Why heapq.heappush is an O(log n) operation?

Question

import heapq  
  
minHeap = [4, 7, 2, 8, 1, 3]  
heapq.heapify(minHeap) # O(n log n) operation
print(minHeap) # [1, 4, 2, 8, 7, 3]  
 
heapq.heappush(minHeap, 1) # O(log n) operation?
print(minHeap) # [1, 4, 1, 8, 7, 3, 2]

I guess heapq.heappush will create a new array and assigned to minHeap. If this is correct, wouldn't this operation be an O(n) operation instead of O(log n)?

Answer 1

I guess heapq.heappush will create a new array

No, it performs an append to the given list. See the source code of CPython on github:

def heappush(heap, item):
    """Push item onto heap, maintaining the heap invariant."""
    heap.append(item)
    _siftdown(heap, 0, len(heap)-1)

That append is followed by a _siftdown call, which will check (and potentially update) that list to make sure it maintains the heap invariant.

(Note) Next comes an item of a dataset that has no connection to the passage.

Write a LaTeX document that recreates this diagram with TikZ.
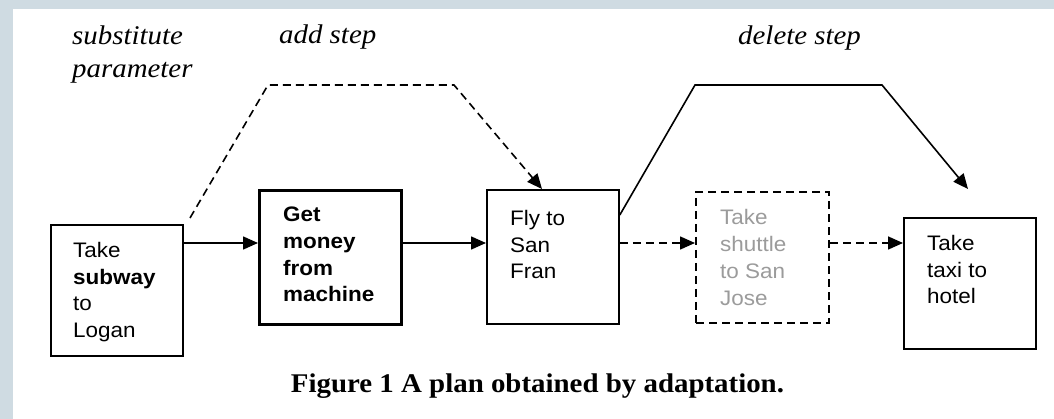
\documentclass[tikz,border=0pt]{standalone}
\usepackage{fontspec}
\usetikzlibrary{arrows.meta,calc}
\newfontfamily\boxfont[FakeStretch=1.07]{Liberation Sans}
\newfontfamily\capfont[FakeStretch=1.07]{Liberation Serif}
\definecolor{framecol}{RGB}{207,219,226}
\definecolor{ghost}{RGB}{155,155,155}
\begin{document}
\begin{tikzpicture}[x=1pt,y=-1pt,
  stepbox/.style={draw, line width=1.8pt, inner sep=0pt, anchor=north west},
  boxtext/.style={anchor=north west, inner sep=0pt, align=left, font=\boxfont\fontsize{21}{26.7}\selectfont},
  lbl/.style={inner sep=0pt, font=\capfont\itshape\fontsize{27}{33}\selectfont},
  arr/.style={line width=1.6pt, -{Triangle[length=15pt,width=13pt]}},
  dsh/.style={dash pattern=on 8pt off 5pt}
]
\useasboundingbox (0,0) rectangle (1054,419);
\fill[framecol] (0,0) rectangle (1054,419);
\fill[white] (13,9) rectangle (1054,419);

% boxes
\node[stepbox, minimum width=132pt, minimum height=131pt] (sub) at (50,224) {};
\node[stepbox, line width=3pt, minimum width=142pt, minimum height=134pt] (money) at (258,189) {};
\node[stepbox, minimum width=132pt, minimum height=134pt] (fly) at (486,189) {};
\node[stepbox, line width=2pt, dash pattern=on 8pt off 5pt, minimum width=133pt, minimum height=131pt] (shuttle) at (695,191) {};
\node[stepbox, minimum width=132pt, minimum height=131pt] (taxi) at (903,217) {};

% box texts
\node[boxtext] (subT) at (73,242) {Take\\\textbf{subway}\\to\\Logan};
\node[boxtext, font=\boxfont\bfseries\fontsize{21}{26.7}\selectfont] (moneyT) at (283,207) {Get\\money\\from\\machine};
\node[boxtext] (flyT) at (510,210) {Fly to\\San\\Fran};
\node[boxtext, text=ghost] (shuttleT) at (720,209.5) {Take\\shuttle\\to San\\Jose};
\node[boxtext] (taxiT) at (927,235) {Take\\taxi to\\hotel};

% labels
\node[lbl, anchor=north west, align=left] (subst) at (72,25.5) {substitute\\parameter};
\node[lbl, anchor=base west] (add) at (279,44) {add step};
\node[lbl, anchor=base west] (del) at (738,45) {delete step};
\node[inner sep=0pt, anchor=base, font=\capfont\bfseries\fontsize{27}{33}\selectfont] (cap) at (537.5,392) {Figure 1 A plan obtained by adaptation.};

% connectors
\coordinate (row) at (0,243);
\draw[arr] (sub.east |- row) -- (money.west |- row);
\draw[arr] (money.east |- row) -- (fly.west |- row);
\draw[arr, dsh] (fly.east |- row) -- (shuttle.west |- row);
\draw[arr, dsh] (shuttle.east |- row) -- (taxi.west |- row);

\coordinate (addstart) at (190,218);
\draw[arr, dsh] (addstart) -- (268,85) -- (454,85) -- ($(fly.north west)+(56,0)$);

\coordinate (delend) at (968,189);
\draw[arr] ($(fly.north east)+(0,26)$) -- (695,85) -- (882,85) -- (delend);
\end{tikzpicture}
\end{document}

That process has a worst case complexity of O(log𝑛).

Here is the code for _siftdown:

def _siftdown(heap, startpos, pos):
    newitem = heap[pos]
    # Follow the path to the root, moving parents down until finding a place
    # newitem fits.
    while pos > startpos:
        parentpos = (pos - 1) >> 1
        parent = heap[parentpos]
        if newitem < parent:
            heap[pos] = parent
            pos = parentpos
            continue
        break
    heap[pos] = newitem

Note how the >> operator halves the index in each iteration, so that if break never gets executed (which is the worst case), there are O(log𝑛) iterations of this loop.

The referenced file has extended comment blocks which explain the principle of a binary heap and how it is implemented. See also Wikipedia - Binary heap - insert.

Unrelated, but the comment in your code that claims that heapify is a O(𝑛log𝑛) operation, is wrong. It is O(𝑛). See How can building a heap be O(n) time complexity?.